• **SET TASK**: Write out again, exactly as they appear, the lines from the line with "Write a LaTeX" through the line with "(0,0) rectangle (1061,446);". Do not include any pictures.

• **EXERCISE DATA**:
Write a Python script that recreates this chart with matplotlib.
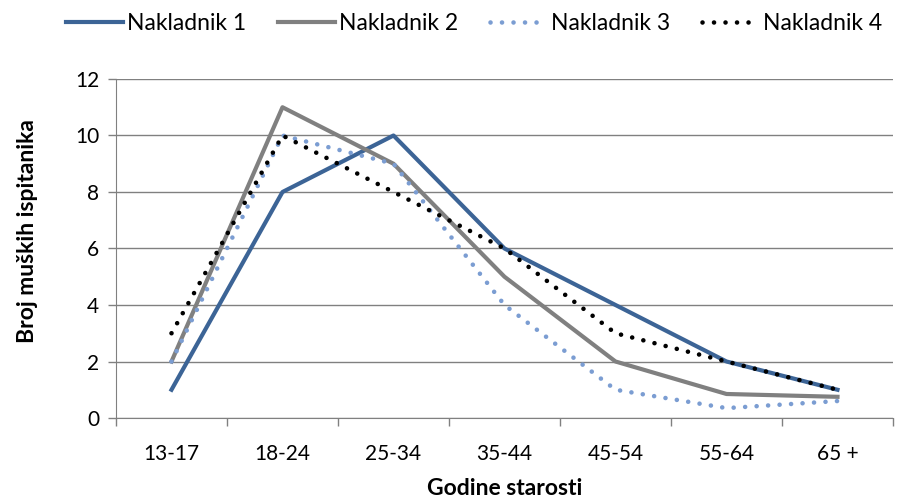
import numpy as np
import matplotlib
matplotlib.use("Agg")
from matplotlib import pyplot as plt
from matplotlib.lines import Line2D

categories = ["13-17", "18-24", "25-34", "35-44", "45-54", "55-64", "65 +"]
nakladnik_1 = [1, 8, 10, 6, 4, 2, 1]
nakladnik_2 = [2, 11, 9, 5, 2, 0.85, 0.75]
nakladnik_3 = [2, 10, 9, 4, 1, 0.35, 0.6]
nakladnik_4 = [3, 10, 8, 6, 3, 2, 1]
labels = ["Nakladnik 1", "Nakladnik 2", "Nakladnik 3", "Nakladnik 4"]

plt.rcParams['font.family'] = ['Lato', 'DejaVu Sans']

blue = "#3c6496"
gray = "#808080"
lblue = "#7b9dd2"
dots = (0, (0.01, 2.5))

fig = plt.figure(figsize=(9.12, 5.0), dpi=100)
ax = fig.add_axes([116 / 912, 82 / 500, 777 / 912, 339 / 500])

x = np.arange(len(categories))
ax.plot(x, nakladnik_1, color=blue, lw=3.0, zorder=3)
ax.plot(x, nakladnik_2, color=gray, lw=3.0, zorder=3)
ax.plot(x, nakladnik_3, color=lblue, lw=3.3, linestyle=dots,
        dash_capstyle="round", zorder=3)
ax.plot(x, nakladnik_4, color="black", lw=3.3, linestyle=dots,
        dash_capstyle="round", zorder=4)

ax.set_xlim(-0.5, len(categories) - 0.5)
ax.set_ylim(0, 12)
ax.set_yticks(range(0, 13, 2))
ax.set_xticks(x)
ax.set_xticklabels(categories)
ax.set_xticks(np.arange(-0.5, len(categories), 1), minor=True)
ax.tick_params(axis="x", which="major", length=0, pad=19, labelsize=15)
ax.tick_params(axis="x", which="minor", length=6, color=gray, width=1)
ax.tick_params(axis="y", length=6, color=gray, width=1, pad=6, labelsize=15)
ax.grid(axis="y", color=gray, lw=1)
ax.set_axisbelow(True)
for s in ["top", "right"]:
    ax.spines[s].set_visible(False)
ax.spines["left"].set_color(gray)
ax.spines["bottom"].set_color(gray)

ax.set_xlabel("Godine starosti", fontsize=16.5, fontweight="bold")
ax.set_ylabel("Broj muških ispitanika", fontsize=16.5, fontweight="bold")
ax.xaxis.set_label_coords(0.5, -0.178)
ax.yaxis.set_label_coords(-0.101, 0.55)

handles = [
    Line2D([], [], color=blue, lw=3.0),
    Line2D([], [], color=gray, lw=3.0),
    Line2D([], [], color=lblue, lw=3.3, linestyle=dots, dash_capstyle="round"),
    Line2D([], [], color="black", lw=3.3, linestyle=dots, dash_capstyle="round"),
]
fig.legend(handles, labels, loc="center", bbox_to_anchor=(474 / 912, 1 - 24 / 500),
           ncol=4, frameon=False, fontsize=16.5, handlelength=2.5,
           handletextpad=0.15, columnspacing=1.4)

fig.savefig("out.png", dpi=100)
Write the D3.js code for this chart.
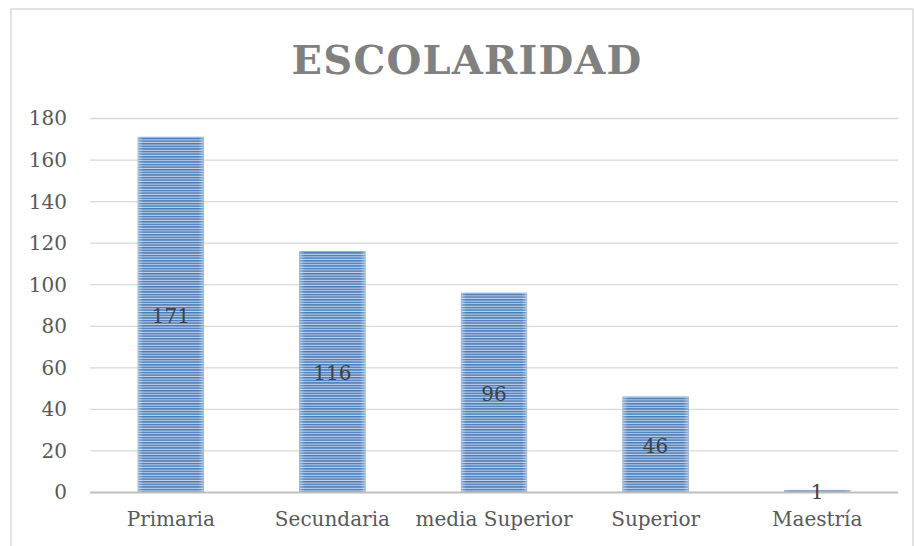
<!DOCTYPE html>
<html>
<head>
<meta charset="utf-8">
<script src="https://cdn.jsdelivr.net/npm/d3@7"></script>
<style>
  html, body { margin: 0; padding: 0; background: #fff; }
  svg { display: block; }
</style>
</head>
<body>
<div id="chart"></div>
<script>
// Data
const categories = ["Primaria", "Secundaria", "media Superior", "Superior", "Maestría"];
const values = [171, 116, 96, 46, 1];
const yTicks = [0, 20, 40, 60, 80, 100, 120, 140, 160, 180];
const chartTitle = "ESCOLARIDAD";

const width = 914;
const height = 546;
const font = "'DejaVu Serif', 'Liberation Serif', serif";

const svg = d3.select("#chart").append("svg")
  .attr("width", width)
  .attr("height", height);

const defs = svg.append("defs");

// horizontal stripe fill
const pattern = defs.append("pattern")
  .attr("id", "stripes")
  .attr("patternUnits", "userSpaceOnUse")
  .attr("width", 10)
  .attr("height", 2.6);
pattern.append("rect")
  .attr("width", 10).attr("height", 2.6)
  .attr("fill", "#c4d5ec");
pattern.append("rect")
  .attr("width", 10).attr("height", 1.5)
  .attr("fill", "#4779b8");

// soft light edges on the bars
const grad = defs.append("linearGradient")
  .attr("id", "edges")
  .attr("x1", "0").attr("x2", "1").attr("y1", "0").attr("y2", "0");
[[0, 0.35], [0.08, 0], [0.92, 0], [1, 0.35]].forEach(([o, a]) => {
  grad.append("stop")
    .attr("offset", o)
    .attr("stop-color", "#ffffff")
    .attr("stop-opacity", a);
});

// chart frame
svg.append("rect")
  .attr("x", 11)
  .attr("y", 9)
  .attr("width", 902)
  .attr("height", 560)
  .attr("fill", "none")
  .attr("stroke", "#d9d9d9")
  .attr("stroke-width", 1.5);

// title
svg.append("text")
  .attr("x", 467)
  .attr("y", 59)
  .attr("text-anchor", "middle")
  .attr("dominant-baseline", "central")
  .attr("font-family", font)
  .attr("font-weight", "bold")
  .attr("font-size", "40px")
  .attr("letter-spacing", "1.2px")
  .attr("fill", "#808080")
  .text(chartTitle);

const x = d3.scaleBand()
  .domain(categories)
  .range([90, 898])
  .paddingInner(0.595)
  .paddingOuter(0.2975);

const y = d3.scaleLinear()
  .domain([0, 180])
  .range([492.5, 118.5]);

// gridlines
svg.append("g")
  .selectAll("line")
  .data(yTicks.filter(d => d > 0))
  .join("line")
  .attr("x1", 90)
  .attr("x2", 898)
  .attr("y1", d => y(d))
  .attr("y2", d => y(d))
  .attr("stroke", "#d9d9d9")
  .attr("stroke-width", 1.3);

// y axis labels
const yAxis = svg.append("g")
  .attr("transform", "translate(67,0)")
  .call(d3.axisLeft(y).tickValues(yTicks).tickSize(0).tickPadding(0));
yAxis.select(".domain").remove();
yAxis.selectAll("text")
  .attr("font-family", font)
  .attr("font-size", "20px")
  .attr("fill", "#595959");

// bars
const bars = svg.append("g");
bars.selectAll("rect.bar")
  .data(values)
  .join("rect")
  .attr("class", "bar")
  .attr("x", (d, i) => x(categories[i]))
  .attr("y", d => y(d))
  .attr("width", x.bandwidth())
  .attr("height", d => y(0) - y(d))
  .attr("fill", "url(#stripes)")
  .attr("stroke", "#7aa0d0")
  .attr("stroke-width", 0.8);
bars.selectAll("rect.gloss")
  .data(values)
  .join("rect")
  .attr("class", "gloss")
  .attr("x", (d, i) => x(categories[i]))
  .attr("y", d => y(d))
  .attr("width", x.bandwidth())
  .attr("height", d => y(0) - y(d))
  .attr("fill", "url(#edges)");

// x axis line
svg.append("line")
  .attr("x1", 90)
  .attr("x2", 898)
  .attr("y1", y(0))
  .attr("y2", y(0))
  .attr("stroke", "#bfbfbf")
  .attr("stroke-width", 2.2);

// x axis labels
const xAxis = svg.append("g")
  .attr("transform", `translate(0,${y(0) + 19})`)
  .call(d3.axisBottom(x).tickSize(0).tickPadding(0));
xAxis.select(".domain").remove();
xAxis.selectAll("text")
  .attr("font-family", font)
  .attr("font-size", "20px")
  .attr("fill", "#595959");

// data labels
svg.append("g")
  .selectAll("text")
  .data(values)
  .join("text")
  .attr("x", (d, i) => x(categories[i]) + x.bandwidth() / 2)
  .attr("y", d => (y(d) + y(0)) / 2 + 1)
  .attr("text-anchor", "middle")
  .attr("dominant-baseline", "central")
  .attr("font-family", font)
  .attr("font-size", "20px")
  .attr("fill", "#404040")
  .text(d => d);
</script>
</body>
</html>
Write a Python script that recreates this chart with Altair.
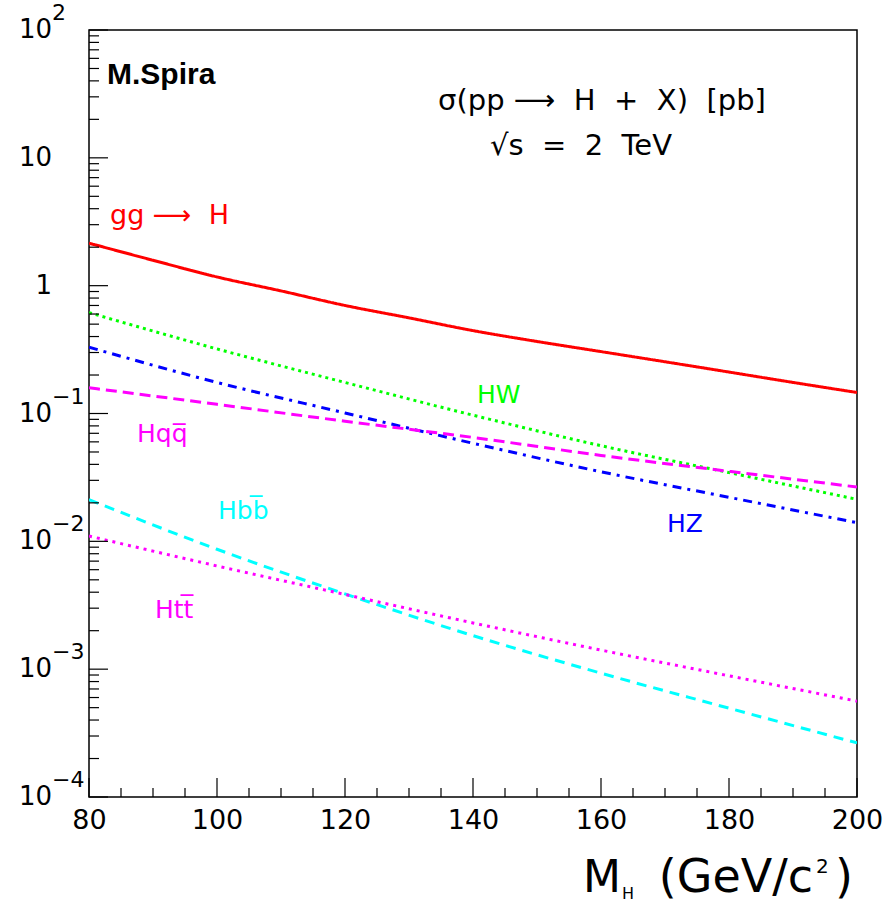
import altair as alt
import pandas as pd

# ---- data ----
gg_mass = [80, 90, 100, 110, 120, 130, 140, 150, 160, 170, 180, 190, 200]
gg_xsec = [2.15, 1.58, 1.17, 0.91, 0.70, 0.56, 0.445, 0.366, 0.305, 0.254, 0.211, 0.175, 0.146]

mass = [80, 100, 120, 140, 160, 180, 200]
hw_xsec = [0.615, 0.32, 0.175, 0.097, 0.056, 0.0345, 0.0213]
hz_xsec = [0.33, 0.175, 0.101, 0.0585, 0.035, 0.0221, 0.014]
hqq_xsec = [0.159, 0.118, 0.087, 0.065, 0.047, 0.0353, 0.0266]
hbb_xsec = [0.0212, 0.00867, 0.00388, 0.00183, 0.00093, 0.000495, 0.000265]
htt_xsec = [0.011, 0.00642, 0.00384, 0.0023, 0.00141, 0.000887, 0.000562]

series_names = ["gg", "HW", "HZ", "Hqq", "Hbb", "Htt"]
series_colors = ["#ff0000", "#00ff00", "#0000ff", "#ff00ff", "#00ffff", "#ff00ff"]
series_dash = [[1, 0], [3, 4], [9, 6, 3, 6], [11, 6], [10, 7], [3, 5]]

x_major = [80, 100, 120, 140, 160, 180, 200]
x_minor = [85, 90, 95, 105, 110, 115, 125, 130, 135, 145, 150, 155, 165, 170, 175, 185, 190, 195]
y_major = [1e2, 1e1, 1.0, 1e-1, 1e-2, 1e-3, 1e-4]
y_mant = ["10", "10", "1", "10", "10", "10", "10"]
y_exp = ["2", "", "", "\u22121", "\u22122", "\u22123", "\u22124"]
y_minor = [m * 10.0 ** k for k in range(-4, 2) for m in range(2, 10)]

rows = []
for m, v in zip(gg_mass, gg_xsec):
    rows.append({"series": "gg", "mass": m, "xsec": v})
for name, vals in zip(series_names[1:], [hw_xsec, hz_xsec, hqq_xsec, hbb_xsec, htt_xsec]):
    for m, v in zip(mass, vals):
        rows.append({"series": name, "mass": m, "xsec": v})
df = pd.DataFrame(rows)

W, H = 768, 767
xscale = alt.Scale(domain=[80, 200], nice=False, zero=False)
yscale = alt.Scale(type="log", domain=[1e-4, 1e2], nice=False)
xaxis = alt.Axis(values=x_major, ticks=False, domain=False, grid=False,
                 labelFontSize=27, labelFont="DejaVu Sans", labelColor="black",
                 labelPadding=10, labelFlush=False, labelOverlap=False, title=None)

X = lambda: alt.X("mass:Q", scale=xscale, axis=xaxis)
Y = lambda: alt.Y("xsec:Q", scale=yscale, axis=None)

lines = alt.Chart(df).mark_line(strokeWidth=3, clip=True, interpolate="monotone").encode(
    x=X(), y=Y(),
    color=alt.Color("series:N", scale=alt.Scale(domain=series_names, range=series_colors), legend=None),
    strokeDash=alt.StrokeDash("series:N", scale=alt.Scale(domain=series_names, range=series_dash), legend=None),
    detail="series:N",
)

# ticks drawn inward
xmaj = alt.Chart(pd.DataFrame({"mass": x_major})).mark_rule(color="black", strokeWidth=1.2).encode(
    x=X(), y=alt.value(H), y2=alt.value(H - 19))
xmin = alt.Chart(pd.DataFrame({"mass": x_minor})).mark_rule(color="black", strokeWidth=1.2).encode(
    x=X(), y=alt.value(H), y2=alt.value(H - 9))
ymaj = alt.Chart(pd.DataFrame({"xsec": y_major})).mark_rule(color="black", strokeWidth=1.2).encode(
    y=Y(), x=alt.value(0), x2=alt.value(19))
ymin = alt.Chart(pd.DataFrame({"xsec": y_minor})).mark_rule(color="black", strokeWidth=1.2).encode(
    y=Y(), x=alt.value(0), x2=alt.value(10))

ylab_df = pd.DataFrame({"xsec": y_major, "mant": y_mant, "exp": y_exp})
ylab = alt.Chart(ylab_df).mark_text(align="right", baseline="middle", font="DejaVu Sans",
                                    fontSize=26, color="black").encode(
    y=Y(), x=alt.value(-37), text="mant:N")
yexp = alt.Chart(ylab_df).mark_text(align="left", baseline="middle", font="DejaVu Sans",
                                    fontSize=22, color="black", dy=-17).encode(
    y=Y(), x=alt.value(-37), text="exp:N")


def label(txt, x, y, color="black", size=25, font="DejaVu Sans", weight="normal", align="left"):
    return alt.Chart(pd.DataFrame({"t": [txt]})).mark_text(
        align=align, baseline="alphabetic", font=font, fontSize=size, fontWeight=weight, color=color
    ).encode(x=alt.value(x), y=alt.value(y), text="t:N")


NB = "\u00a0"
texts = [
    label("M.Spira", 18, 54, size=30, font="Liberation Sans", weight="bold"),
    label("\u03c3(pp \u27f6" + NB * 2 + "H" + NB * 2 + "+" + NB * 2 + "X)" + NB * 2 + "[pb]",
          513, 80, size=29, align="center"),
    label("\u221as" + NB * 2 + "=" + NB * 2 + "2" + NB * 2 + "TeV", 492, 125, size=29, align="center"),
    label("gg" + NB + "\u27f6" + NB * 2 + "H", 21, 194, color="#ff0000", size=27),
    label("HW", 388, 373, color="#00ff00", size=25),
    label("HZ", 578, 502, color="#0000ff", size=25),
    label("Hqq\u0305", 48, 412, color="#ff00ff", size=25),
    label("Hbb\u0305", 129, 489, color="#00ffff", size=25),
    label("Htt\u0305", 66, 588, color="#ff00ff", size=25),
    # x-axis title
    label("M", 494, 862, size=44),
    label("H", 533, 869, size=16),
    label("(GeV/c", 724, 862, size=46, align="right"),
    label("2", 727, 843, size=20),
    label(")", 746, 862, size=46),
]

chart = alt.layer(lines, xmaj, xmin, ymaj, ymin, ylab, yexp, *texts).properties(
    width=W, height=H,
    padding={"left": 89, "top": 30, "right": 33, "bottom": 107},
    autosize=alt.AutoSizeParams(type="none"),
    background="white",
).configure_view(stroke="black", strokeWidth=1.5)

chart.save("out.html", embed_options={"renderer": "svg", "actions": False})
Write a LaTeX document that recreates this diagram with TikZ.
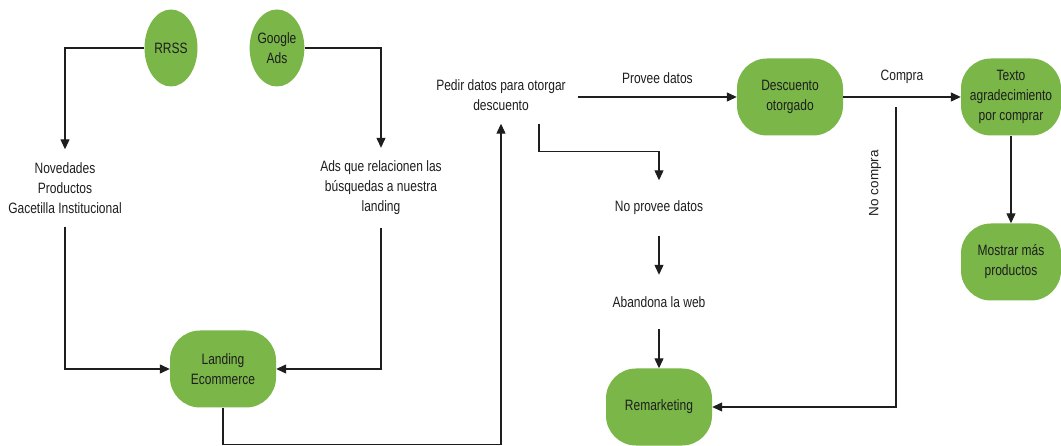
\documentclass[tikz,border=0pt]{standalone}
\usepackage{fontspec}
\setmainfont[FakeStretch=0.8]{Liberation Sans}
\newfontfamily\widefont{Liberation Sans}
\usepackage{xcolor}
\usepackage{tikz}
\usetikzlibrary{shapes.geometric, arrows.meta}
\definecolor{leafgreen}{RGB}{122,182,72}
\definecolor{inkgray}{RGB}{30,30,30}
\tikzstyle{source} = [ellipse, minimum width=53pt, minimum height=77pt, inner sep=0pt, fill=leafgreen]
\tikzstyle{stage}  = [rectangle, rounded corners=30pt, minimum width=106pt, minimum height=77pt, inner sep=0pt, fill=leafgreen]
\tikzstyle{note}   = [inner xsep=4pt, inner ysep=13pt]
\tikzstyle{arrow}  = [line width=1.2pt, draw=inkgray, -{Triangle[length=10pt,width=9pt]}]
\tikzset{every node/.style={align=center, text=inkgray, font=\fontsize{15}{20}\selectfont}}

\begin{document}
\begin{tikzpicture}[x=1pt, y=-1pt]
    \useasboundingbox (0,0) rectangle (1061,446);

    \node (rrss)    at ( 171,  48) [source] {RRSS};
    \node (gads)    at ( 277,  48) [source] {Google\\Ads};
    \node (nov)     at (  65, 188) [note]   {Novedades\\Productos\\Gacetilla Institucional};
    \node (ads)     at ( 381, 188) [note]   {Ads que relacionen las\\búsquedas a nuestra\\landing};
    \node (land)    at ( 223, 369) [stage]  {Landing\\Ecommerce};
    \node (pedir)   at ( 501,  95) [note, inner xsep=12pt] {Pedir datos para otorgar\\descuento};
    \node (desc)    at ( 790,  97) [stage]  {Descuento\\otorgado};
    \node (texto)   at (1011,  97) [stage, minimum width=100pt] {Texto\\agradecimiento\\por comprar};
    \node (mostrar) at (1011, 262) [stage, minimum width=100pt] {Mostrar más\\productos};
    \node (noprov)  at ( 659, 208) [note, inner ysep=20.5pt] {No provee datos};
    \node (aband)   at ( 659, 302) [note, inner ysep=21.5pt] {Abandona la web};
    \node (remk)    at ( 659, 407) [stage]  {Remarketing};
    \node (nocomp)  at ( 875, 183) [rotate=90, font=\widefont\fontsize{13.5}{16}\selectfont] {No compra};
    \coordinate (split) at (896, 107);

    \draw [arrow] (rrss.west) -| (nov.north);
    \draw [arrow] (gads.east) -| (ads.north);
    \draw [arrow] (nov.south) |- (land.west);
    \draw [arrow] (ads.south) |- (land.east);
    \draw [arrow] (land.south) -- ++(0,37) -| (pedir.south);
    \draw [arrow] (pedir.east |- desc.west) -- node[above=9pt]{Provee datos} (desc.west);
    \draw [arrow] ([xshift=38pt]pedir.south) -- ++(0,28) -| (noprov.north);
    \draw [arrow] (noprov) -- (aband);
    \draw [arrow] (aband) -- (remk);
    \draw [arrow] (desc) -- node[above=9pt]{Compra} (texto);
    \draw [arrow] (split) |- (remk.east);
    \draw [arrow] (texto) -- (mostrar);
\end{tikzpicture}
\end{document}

• **EXERCISE OUTPUT**:
Write a LaTeX document that recreates this diagram with TikZ.
\documentclass[tikz,border=0pt]{standalone}
\usepackage{fontspec}
\setmainfont[FakeStretch=0.8]{Liberation Sans}
\newfontfamily\widefont{Liberation Sans}
\usepackage{xcolor}
\usepackage{tikz}
\usetikzlibrary{shapes.geometric, arrows.meta}
\definecolor{leafgreen}{RGB}{122,182,72}
\definecolor{inkgray}{RGB}{30,30,30}
\tikzstyle{source} = [ellipse, minimum width=53pt, minimum height=77pt, inner sep=0pt, fill=leafgreen]
\tikzstyle{stage}  = [rectangle, rounded corners=30pt, minimum width=106pt, minimum height=77pt, inner sep=0pt, fill=leafgreen]
\tikzstyle{note}   = [inner xsep=4pt, inner ysep=13pt]
\tikzstyle{arrow}  = [line width=1.2pt, draw=inkgray, -{Triangle[length=10pt,width=9pt]}]
\tikzset{every node/.style={align=center, text=inkgray, font=\fontsize{15}{20}\selectfont}}

\begin{document}
\begin{tikzpicture}[x=1pt, y=-1pt]
    \useasboundingbox (0,0) rectangle (1061,446);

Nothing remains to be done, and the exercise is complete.